===== DATASET EXTRACT

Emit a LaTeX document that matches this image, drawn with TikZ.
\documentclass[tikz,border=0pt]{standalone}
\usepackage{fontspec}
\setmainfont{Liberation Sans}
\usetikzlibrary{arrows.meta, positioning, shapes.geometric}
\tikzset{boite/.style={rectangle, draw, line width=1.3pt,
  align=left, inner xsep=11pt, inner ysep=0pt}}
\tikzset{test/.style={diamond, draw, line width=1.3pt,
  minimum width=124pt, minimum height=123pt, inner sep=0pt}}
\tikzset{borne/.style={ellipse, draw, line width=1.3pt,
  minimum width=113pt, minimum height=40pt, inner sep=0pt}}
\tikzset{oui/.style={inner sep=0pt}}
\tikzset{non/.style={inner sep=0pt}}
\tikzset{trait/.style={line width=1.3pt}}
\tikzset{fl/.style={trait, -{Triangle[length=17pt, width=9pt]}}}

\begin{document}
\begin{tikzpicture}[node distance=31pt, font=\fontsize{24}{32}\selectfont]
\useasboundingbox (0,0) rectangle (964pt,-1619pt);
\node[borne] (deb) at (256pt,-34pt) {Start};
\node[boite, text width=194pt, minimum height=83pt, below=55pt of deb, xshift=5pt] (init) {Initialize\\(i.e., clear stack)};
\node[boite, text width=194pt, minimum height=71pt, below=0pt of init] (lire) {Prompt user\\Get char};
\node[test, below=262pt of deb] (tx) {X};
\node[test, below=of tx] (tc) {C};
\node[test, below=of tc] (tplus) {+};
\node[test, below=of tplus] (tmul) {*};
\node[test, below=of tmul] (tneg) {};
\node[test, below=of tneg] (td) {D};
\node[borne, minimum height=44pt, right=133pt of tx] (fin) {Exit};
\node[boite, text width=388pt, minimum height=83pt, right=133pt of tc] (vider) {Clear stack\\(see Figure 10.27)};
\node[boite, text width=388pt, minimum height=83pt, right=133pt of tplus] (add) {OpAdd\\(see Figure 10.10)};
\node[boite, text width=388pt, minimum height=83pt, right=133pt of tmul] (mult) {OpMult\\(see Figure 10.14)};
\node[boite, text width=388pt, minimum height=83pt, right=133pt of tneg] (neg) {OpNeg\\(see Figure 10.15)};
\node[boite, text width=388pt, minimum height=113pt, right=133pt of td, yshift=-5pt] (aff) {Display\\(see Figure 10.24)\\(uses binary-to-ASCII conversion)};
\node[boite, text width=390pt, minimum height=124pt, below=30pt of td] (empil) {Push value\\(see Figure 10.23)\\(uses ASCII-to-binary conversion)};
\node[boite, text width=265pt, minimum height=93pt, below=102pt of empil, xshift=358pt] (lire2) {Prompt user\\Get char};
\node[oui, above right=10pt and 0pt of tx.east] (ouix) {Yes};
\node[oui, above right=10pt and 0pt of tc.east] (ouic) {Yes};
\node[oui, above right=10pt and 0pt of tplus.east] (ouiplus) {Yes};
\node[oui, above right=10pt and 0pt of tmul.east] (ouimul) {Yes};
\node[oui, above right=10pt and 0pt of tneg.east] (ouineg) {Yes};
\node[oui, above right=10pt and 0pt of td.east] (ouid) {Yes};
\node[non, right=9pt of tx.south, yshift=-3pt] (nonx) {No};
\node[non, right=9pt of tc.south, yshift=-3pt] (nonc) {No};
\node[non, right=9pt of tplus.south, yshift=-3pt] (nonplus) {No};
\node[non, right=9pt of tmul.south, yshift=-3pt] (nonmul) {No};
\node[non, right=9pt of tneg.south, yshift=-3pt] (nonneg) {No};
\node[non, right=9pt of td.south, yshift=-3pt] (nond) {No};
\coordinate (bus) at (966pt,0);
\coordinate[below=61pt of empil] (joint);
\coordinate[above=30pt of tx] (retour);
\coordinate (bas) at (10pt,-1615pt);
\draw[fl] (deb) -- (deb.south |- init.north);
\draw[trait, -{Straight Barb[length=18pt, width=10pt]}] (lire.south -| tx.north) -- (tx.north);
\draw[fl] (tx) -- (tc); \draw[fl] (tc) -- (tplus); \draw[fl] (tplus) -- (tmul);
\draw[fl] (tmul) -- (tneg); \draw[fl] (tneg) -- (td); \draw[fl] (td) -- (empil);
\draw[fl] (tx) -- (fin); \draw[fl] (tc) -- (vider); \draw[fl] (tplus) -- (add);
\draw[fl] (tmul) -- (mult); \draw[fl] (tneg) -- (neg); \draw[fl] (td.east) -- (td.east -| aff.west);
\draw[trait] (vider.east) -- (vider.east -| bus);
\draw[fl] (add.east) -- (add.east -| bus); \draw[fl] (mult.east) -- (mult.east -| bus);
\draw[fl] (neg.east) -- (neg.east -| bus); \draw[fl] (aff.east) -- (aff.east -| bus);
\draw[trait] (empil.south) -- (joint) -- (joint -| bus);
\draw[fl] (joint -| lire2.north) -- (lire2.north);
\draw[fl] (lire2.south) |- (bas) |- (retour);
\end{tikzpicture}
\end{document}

==========

Each line above must be reproduced exactly as it stands.

THE COMPLETED TASK –
Emit a LaTeX document that matches this image, drawn with TikZ.
\documentclass[tikz,border=0pt]{standalone}
\usepackage{fontspec}
\setmainfont{Liberation Sans}
\usetikzlibrary{arrows.meta, positioning, shapes.geometric}
\tikzset{boite/.style={rectangle, draw, line width=1.3pt,
  align=left, inner xsep=11pt, inner ysep=0pt}}
\tikzset{test/.style={diamond, draw, line width=1.3pt,
  minimum width=124pt, minimum height=123pt, inner sep=0pt}}
\tikzset{borne/.style={ellipse, draw, line width=1.3pt,
  minimum width=113pt, minimum height=40pt, inner sep=0pt}}
\tikzset{oui/.style={inner sep=0pt}}
\tikzset{non/.style={inner sep=0pt}}
\tikzset{trait/.style={line width=1.3pt}}
\tikzset{fl/.style={trait, -{Triangle[length=17pt, width=9pt]}}}

\begin{document}
\begin{tikzpicture}[node distance=31pt, font=\fontsize{24}{32}\selectfont]
\useasboundingbox (0,0) rectangle (964pt,-1619pt);
\node[borne] (deb) at (256pt,-34pt) {Start};
\node[boite, text width=194pt, minimum height=83pt, below=55pt of deb, xshift=5pt] (init) {Initialize\\(i.e., clear stack)};
\node[boite, text width=194pt, minimum height=71pt, below=0pt of init] (lire) {Prompt user\\Get char};
\node[test, below=262pt of deb] (tx) {X};
\node[test, below=of tx] (tc) {C};
\node[test, below=of tc] (tplus) {+};
\node[test, below=of tplus] (tmul) {*};
\node[test, below=of tmul] (tneg) {};
\node[test, below=of tneg] (td) {D};
\node[borne, minimum height=44pt, right=133pt of tx] (fin) {Exit};
\node[boite, text width=388pt, minimum height=83pt, right=133pt of tc] (vider) {Clear stack\\(see Figure 10.27)};
\node[boite, text width=388pt, minimum height=83pt, right=133pt of tplus] (add) {OpAdd\\(see Figure 10.10)};
\node[boite, text width=388pt, minimum height=83pt, right=133pt of tmul] (mult) {OpMult\\(see Figure 10.14)};
\node[boite, text width=388pt, minimum height=83pt, right=133pt of tneg] (neg) {OpNeg\\(see Figure 10.15)};
\node[boite, text width=388pt, minimum height=113pt, right=133pt of td, yshift=-5pt] (aff) {Display\\(see Figure 10.24)\\(uses binary-to-ASCII conversion)};
\node[boite, text width=390pt, minimum height=124pt, below=30pt of td] (empil) {Push value\\(see Figure 10.23)\\(uses ASCII-to-binary conversion)};
\node[boite, text width=265pt, minimum height=93pt, below=102pt of empil, xshift=358pt] (lire2) {Prompt user\\Get char};
\node[oui, above right=10pt and 0pt of tx.east] (ouix) {Yes};
\node[oui, above right=10pt and 0pt of tc.east] (ouic) {Yes};
\node[oui, above right=10pt and 0pt of tplus.east] (ouiplus) {Yes};
\node[oui, above right=10pt and 0pt of tmul.east] (ouimul) {Yes};
\node[oui, above right=10pt and 0pt of tneg.east] (ouineg) {Yes};
\node[oui, above right=10pt and 0pt of td.east] (ouid) {Yes};
\node[non, right=9pt of tx.south, yshift=-3pt] (nonx) {No};
\node[non, right=9pt of tc.south, yshift=-3pt] (nonc) {No};
\node[non, right=9pt of tplus.south, yshift=-3pt] (nonplus) {No};
\node[non, right=9pt of tmul.south, yshift=-3pt] (nonmul) {No};
\node[non, right=9pt of tneg.south, yshift=-3pt] (nonneg) {No};
\node[non, right=9pt of td.south, yshift=-3pt] (nond) {No};
\coordinate (bus) at (966pt,0);
\coordinate[below=61pt of empil] (joint);
\coordinate[above=30pt of tx] (retour);
\coordinate (bas) at (10pt,-1615pt);
\draw[fl] (deb) -- (deb.south |- init.north);
\draw[trait, -{Straight Barb[length=18pt, width=10pt]}] (lire.south -| tx.north) -- (tx.north);
\draw[fl] (tx) -- (tc); \draw[fl] (tc) -- (tplus); \draw[fl] (tplus) -- (tmul);
\draw[fl] (tmul) -- (tneg); \draw[fl] (tneg) -- (td); \draw[fl] (td) -- (empil);
\draw[fl] (tx) -- (fin); \draw[fl] (tc) -- (vider); \draw[fl] (tplus) -- (add);
\draw[fl] (tmul) -- (mult); \draw[fl] (tneg) -- (neg); \draw[fl] (td.east) -- (td.east -| aff.west);
\draw[trait] (vider.east) -- (vider.east -| bus);
\draw[fl] (add.east) -- (add.east -| bus); \draw[fl] (mult.east) -- (mult.east -| bus);
\draw[fl] (neg.east) -- (neg.east -| bus); \draw[fl] (aff.east) -- (aff.east -| bus);
\draw[trait] (empil.south) -- (joint) -- (joint -| bus);
\draw[fl] (joint -| lire2.north) -- (lire2.north);
\draw[fl] (lire2.south) |- (bas) |- (retour);
\end{tikzpicture}
\end{document}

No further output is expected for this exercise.